Agora, quase tudo o mais que dela se esperava se vem esboroando e é o que se tem visto, num crescendo aterrador. Fez-se pouco, fez-se quase sempre mal e, o que é muito mais grave, com muito raras excepções, quase tudo o que se fez e vem fazendo é feito não só mal mas também, desculpem a indelicadeza, porcamente.

 

Corrupção passou a ser a palavra-chave com que se abrem todas as numerosas e demasiado largas portas do nepotismo, do descaramento, da hipocrisia, do compadrio, da traição, da roubalheira, enfim, de tudo o que cheire a podridão.

 

Esquecia-me de vos dizer que a nova revolução está marcada para o dia 29 de Fevereiro não vos digo, por razões mais que evidentes, de que ano.

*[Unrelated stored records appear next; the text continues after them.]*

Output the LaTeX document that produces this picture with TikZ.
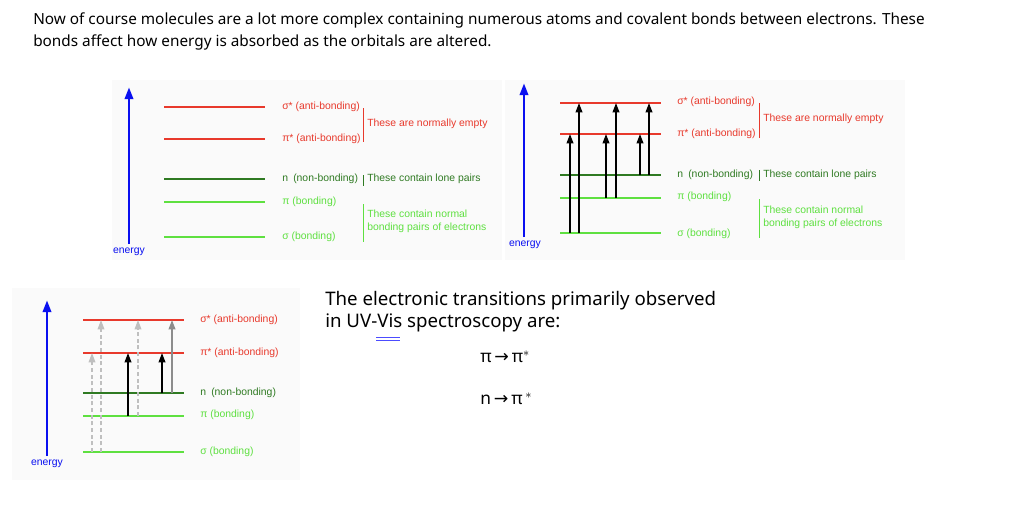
\documentclass[tikz,border=0pt]{standalone}
\usepackage{fontspec}
\setmainfont{Noto Sans}
\newfontfamily\lib{Liberation Sans}
\newfontfamily\dv{DejaVu Sans}
\definecolor{ared}{HTML}{E8392C}
\definecolor{dgreen}{HTML}{2F7A22}
\definecolor{lgreen}{HTML}{5EE040}
\definecolor{eblue}{HTML}{0A10F0}
\usetikzlibrary{arrows.meta}
\tikzset{
 lvl/.style={line width=1.3pt},
 lab/.style={anchor=west,font=\lib\fontsize{7.8}{9.5}\selectfont,inner sep=0pt},
 en/.style={-{Triangle[length=9pt,width=6pt]},eblue,line width=2.2pt},
 tr/.style={-{Triangle[length=7pt,width=5pt]},black,line width=1.2pt},
 trl/.style={-{Triangle[length=7pt,width=5pt]},black!25,line width=1pt,densely dashed},
 trg/.style={-{Triangle[length=7pt,width=5pt]},black!45,line width=1.2pt},
 brk/.style={line width=0.5pt},
}
\begin{document}
\begin{tikzpicture}[x=0.75pt,y=-0.75pt]
\useasboundingbox (0,0) rectangle (1032,504);
\fill[white] (0,0) rectangle (1032,504);
\node[anchor=west,inner sep=0pt,font=\fontsize{11.5}{16.5}\selectfont,align=left] (intro) at (33,31)
 {Now of course molecules are a lot more complex containing numerous atoms and covalent bonds between electrons. These\\bonds affect how energy is absorbed as the orbitals are altered.};
\fill[black!2] (112,80) rectangle (502,260);
\fill[black!2] (505,80) rectangle (905,260);
\fill[black!2] (12,288) rectangle (300,480);
% Diagram 1
\draw[en] (129,244) -- (129,87);
\node[lab,eblue,anchor=north] (e1) at (129,248) {energy};
\foreach \n/\y/\c in {ss/107/ared,ps/139/ared,n/179/dgreen,p/202/lgreen,s/237/lgreen}{
 \draw[lvl,\c] (164,\y) -- (265,\y);}
\node[lab,ared] (l1a) at (282,107) {σ* (anti-bonding)};
\node[lab,ared] (l1b) at (282,139) {π* (anti-bonding)};
\node[lab,dgreen] (l1c) at (282,179) {n\enspace(non-bonding)};
\node[lab,lgreen] (l1d) at (282,202) {π (bonding)};
\node[lab,lgreen] (l1e) at (282,237) {σ (bonding)};
\draw[brk,ared] (363,108) -- (363,142);
\node[lab,ared] (t1a) at (367,124) {These are normally empty};
\draw[brk,dgreen] (363,175) -- (363,186);
\node[lab,dgreen] (t1b) at (367,179) {These contain lone pairs};
\draw[brk,lgreen] (363,204) -- (363,242);
\node[lab,lgreen,align=left] (t1c) at (367,221) {These contain normal\\bonding pairs of electrons};
% Diagram 2
\draw[en] (524,237) -- (524,83);
\node[lab,eblue,anchor=north] (e2) at (525,241) {energy};
\foreach \n/\y/\c in {ss/103/ared,ps/134/ared,n/175/dgreen,p/198/lgreen,s/233/lgreen}{
 \draw[lvl,\c] (560,\y) -- (661,\y);}
\draw[tr] (570,233) -- (570,134);
\draw[tr] (579,233) -- (579,103);
\draw[tr] (606,198) -- (606,134);
\draw[tr] (616,198) -- (616,103);
\draw[tr] (640,175) -- (640,134);
\draw[tr] (649,175) -- (649,103);
\node[lab,ared] (l2a) at (677,102) {σ* (anti-bonding)};
\node[lab,ared] (l2b) at (677,134) {π* (anti-bonding)};
\node[lab,dgreen] (l2c) at (677,175) {n\enspace(non-bonding)};
\node[lab,lgreen] (l2d) at (677,197) {π (bonding)};
\node[lab,lgreen] (l2e) at (677,234) {σ (bonding)};
\draw[brk,ared] (759,103) -- (759,138);
\node[lab,ared] (t2a) at (763,119) {These are normally empty};
\draw[brk,dgreen] (759,170) -- (759,181);
\node[lab,dgreen] (t2b) at (763,175) {These contain lone pairs};
\draw[brk,lgreen] (759,199) -- (759,238);
\node[lab,lgreen,align=left] (t2c) at (763,217) {These contain normal\\bonding pairs of electrons};
% Diagram 3
\draw[en] (47,456) -- (47,300);
\node[lab,eblue,anchor=north] (e3) at (47,460) {energy};
\foreach \n/\y/\c in {ss/320/ared,ps/353/ared,n/393/dgreen,p/416/lgreen,s/452/lgreen}{
 \draw[lvl,\c] (83,\y) -- (184,\y);}
\draw[trl] (92,452) -- (92,353);
\draw[trl] (101,452) -- (101,320);
\draw[tr] (128,416) -- (128,353);
\draw[trl] (138,416) -- (138,320);
\draw[tr] (162,393) -- (162,353);
\draw[trg] (172,393) -- (172,320);
\node[lab,ared] (l3a) at (200,320) {σ* (anti-bonding)};
\node[lab,ared] (l3b) at (200,353) {π* (anti-bonding)};
\node[lab,dgreen] (l3c) at (200,393) {n\enspace(non-bonding)};
\node[lab,lgreen] (l3d) at (200,415) {π (bonding)};
\node[lab,lgreen] (l3e) at (200,452) {σ (bonding)};
% Right text
\node[anchor=west,inner sep=0pt,font=\fontsize{14}{16.5}\selectfont,align=left] (rt) at (325,312)
 {The electronic transitions primarily observed\\in UV-Vis spectroscopy are:};
\draw[blue!70,line width=0.6pt] (376,337.5) -- (400,337.5) (376,340.5) -- (400,340.5);
\node[anchor=west,inner sep=0pt,font=\fontsize{13}{16}\selectfont] (pp) at (480,357) {π\,{\dv →}\,π$^{*}$};
\node[anchor=west,inner sep=0pt,font=\fontsize{13}{16}\selectfont] (np) at (480,399) {n\,{\dv →}\,π\,$^{*}$};
\end{tikzpicture}
\end{document}
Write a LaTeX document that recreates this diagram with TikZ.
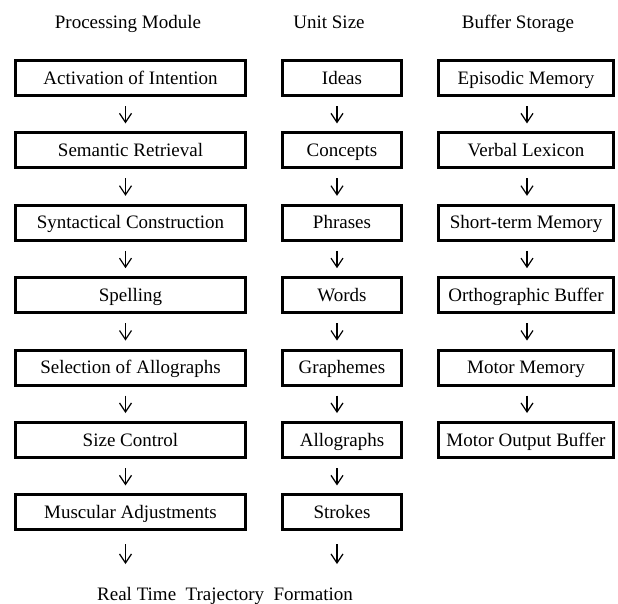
\documentclass[tikz,border=0pt]{standalone}
\usepackage{fontspec}
\setmainfont{Liberation Serif}
\usetikzlibrary{arrows.meta}
\begin{document}
\begin{tikzpicture}[x=1pt,y=-1pt,
  box/.style={draw, line width=3pt, minimum height=35pt, inner sep=0pt,
    text height=15pt, text depth=3pt,
    font=\fontsize{19}{22}\selectfont},
  boxa/.style={box, minimum width=230pt},
  boxb/.style={box, minimum width=119pt},
  boxc/.style={box, minimum width=175pt},
  arr/.style={-{Straight Barb[length=9pt,width=12pt,line width=1.2pt]}, line width=1.2pt,
    shorten <=9pt, shorten >=8pt},
  hdr/.style={font=\fontsize{19}{22}\selectfont, anchor=base, inner sep=0pt}]
\useasboundingbox (0,0) rectangle (618,603);

% headers
\node[hdr] (h1) at (128,28) {Processing Module};
\node[hdr] (h2) at (329,28) {Unit Size};
\node[hdr] (h3) at (518,28) {Buffer Storage};

% column 1
\node[boxa] (p1) at (130.5,78)    {Activation of Intention};
\node[boxa] (p2) at (130.5,150.4) {Semantic Retrieval};
\node[boxa] (p3) at (130.5,222.8) {Syntactical Construction};
\node[boxa] (p4) at (130.5,295.2) {Spelling};
\node[boxa] (p5) at (130.5,367.6) {Selection of Allographs};
\node[boxa] (p6) at (130.5,440)   {Size Control};
\node[boxa] (p7) at (130.5,512.4) {Muscular Adjustments};

% column 2
\node[boxb] (u1) at (342,78)    {Ideas};
\node[boxb] (u2) at (342,150.4) {Concepts};
\node[boxb] (u3) at (342,222.8) {Phrases};
\node[boxb] (u4) at (342,295.2) {Words};
\node[boxb] (u5) at (342,367.6) {Graphemes};
\node[boxb] (u6) at (342,440)   {Allographs};
\node[boxb] (u7) at (342,512.4) {Strokes};

% column 3
\node[boxc] (b1) at (526,78)    {Episodic Memory};
\node[boxc] (b2) at (526,150.4) {Verbal Lexicon};
\node[boxc] (b3) at (526,222.8) {Short-term Memory};
\node[boxc] (b4) at (526,295.2) {Orthographic Buffer};
\node[boxc] (b5) at (526,367.6) {Motor Memory};
\node[boxc] (b6) at (526,440)   {Motor Output Buffer};

% arrows
\foreach \c in {p,u}{
  \foreach \i [evaluate=\i as \j using int(\i+1)] in {1,...,6}{
    \draw[arr] ([xshift=-5pt]\c\i.south) -- ([xshift=-5pt]\c\j.north);
  }
}
\foreach \i [evaluate=\i as \j using int(\i+1)] in {1,...,5}{
  \draw[arr] ([xshift=1pt]b\i.south) -- ([xshift=1pt]b\j.north);
}

\coordinate (pe) at (125.5,564);
\coordinate (ue) at (337,564);
\draw[arr, shorten <=13pt, shorten >=0pt] ([xshift=-5pt]p7.south) -- (pe);
\draw[arr, shorten <=13pt, shorten >=0pt] ([xshift=-5pt]u7.south) -- (ue);

\node[hdr] (rt) at (225,600) {Real Time\ \ Trajectory\ \ Formation};
\end{tikzpicture}
\end{document}
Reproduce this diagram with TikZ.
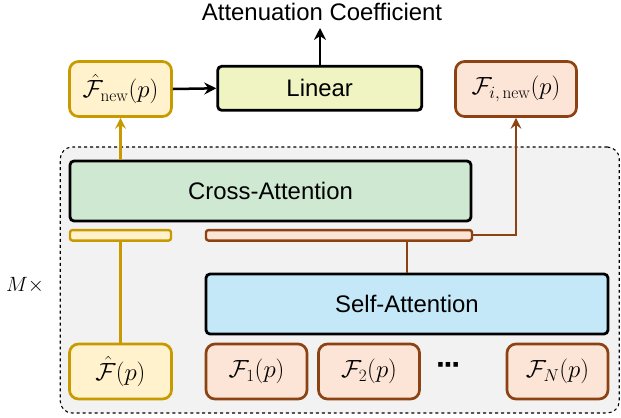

Com isso pretende-se poupar tempo e dinheiro com festarolas, medalhas, condecorações, feriados, pontes, peitos de peru recheados com tâmaras, discursos, deslocações, abraços, santolas, promessas vãs, camarões gigante, gabarolices, lagostas corpulentas, mentiras, paradas, bandas de música, linguados au Meunier, etc., etc.

 

Assim, é ponto bem assente que só de quatro em quatro anos, no dia 29 de Fevereiro, se fará por toda a parte uma festinha a nível paroquial, onde não vai haver aquela bagunça do costume, pagando, daí em diante, cada um o que come, o que bebe e as pequenas despesas de deslocação.

 

Vão ver como muita gente vai finalmente começar a aprender o que, de facto, significa a palavra Liberdade.